Acrescenta que foi “expropriado das economias de uma vida a amassar o pão, servido de bandeja aos ‘senhores’ do capital, que frequentam a Sardenha e viajam de helicóptero até à Comporta para almoçarem na paz do dinheiro escondido nas offshores”. Diz que está deprimido e que muitas vezes não tem dinheiro nem para “para abastecer de combustível os veículos que demandam a zona oeste a fornecer o pão”.
Enquanto padece alega que este processo do caso BES se arrasta desde 2014 e que “ainda ninguém está preso, ninguém responde em julgamento, ninguém assume as suas responsabilidades”. Compara este processo com o de “Dona Branca” nos anos 80. Maria Branca dos Santos era uma usurária que montou um esquema em pirâmide que colapsou.
“Em 1984, no tempo do papel selado, sem meios humanos nem computadores, o caso da ‘Dona Branca’ foi investigado, acusado e julgado em menos de dois anos e os arguidos condenados em tribunal de júri”, recorda, para a seguir explicar que o processo-crime do caso do BES continua pendente no Tribunal Central de Instrução Criminal porque “não é possível disponibilizar estantes metálicas a fim de acondicionar o processo”.
Este é um facto. Na semana passada, a revista Sábado dava conta que a administradora judicial de Lisboa informou o juiz Ivo Rosa, que ficou com a instrução do processo, não ser possível “disponibilizar estantes metálicas”, porque todas as que existem foram levadas para os Campus da Justiça.
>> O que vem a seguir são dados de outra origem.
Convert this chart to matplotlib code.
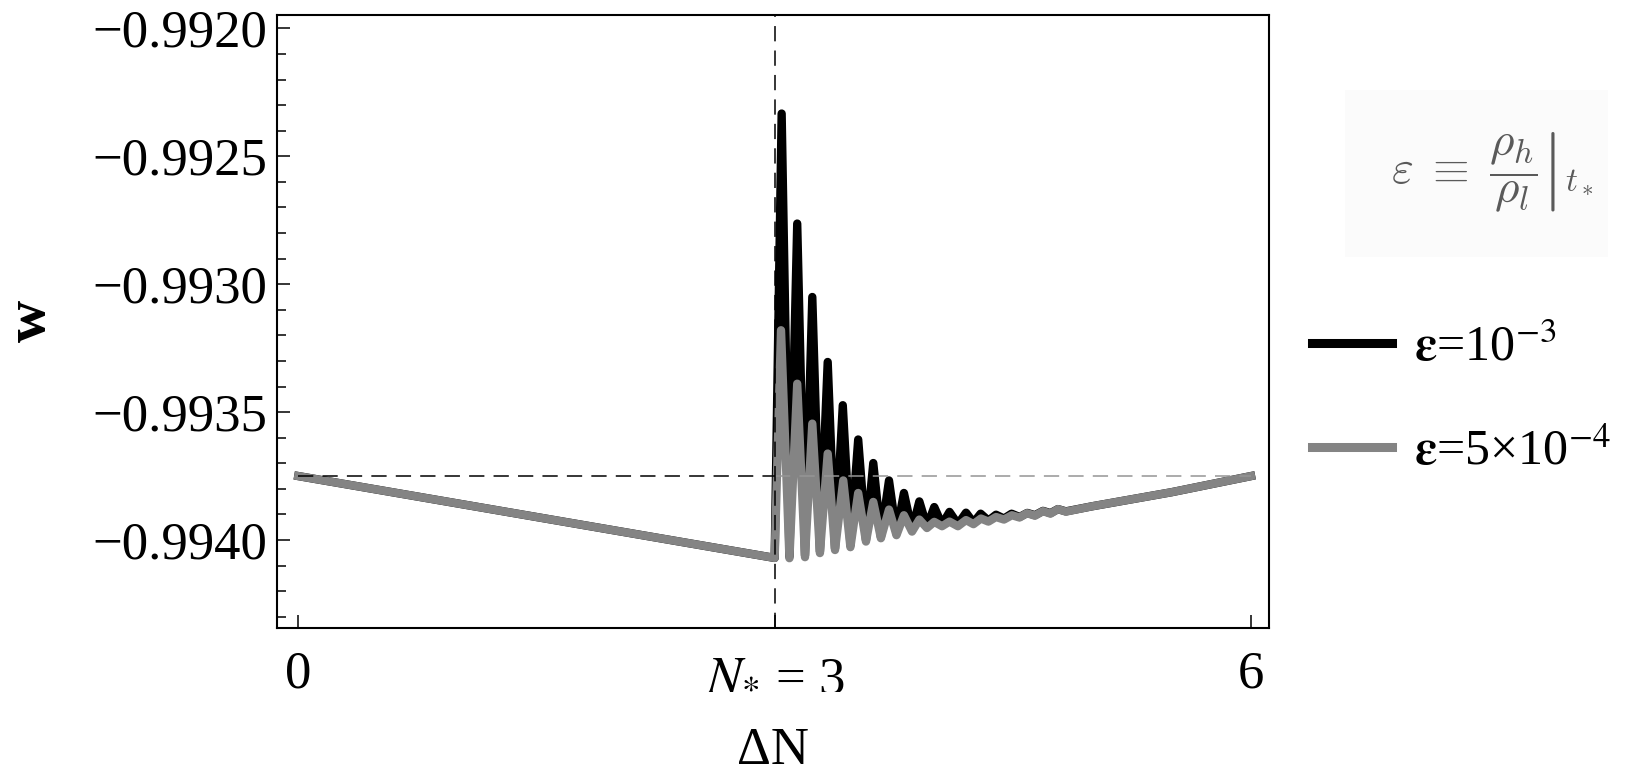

Foram recolhidas pela Direcção-Geral da Administração da Justiça, que irá proceder à montagem das mesmas no edifício B do Campus da Justiça que, em Janeiro, vai albergar o novo Tribunal de Instrução Criminal de Lisboa, após a extinção do Tribunal Central de Instrução Criminal.
E esta extinção é também explicada na queixa que o padeiro apresentou no TEDH: “O Estado português teve a gentileza de extinguir o Tribunal Central de Instrução Criminal como estrutura especializada a meio do ano judicial, perturbando tudo e todos e nem sequer cede umas estantes metálicas para acomodar ou acondicionar a montanha de papel inútil que o caso BES se tornou”.
O padeiro também diz ao TEDH por que razão este é o maior processo da justiça portuguesa: é “composto por 767 volumes, acusação com 3552 folhas, assinada por sete procuradores, 25 arguidos e 105 assistentes, 384 volumes de apensos bancários, apensos de buscas com 114 volumes, com 4 terabytes de informação, equivale a seis vezes e meia a dimensão do processo Marquês, 23 requerimentos de abertura de instrução num total de 4532 folhas em 20 volumes”.
Diz o padeiro que a previsão de “uma astróloga da zona de Torres Vedras é que talvez em 2030 o caso BES inicie o julgamento”. O BES aguarda agora o início da fase de instrução, em que Ivo Rosa vai ouvir os arguidos e as respectivas testemunhas, e só depois decide se pronuncia ou não os arguidos para julgamento.
Por isso, pede o padeiro que os juízes do TEDH sejam mais céleres e decidam mais depressa o seu caso.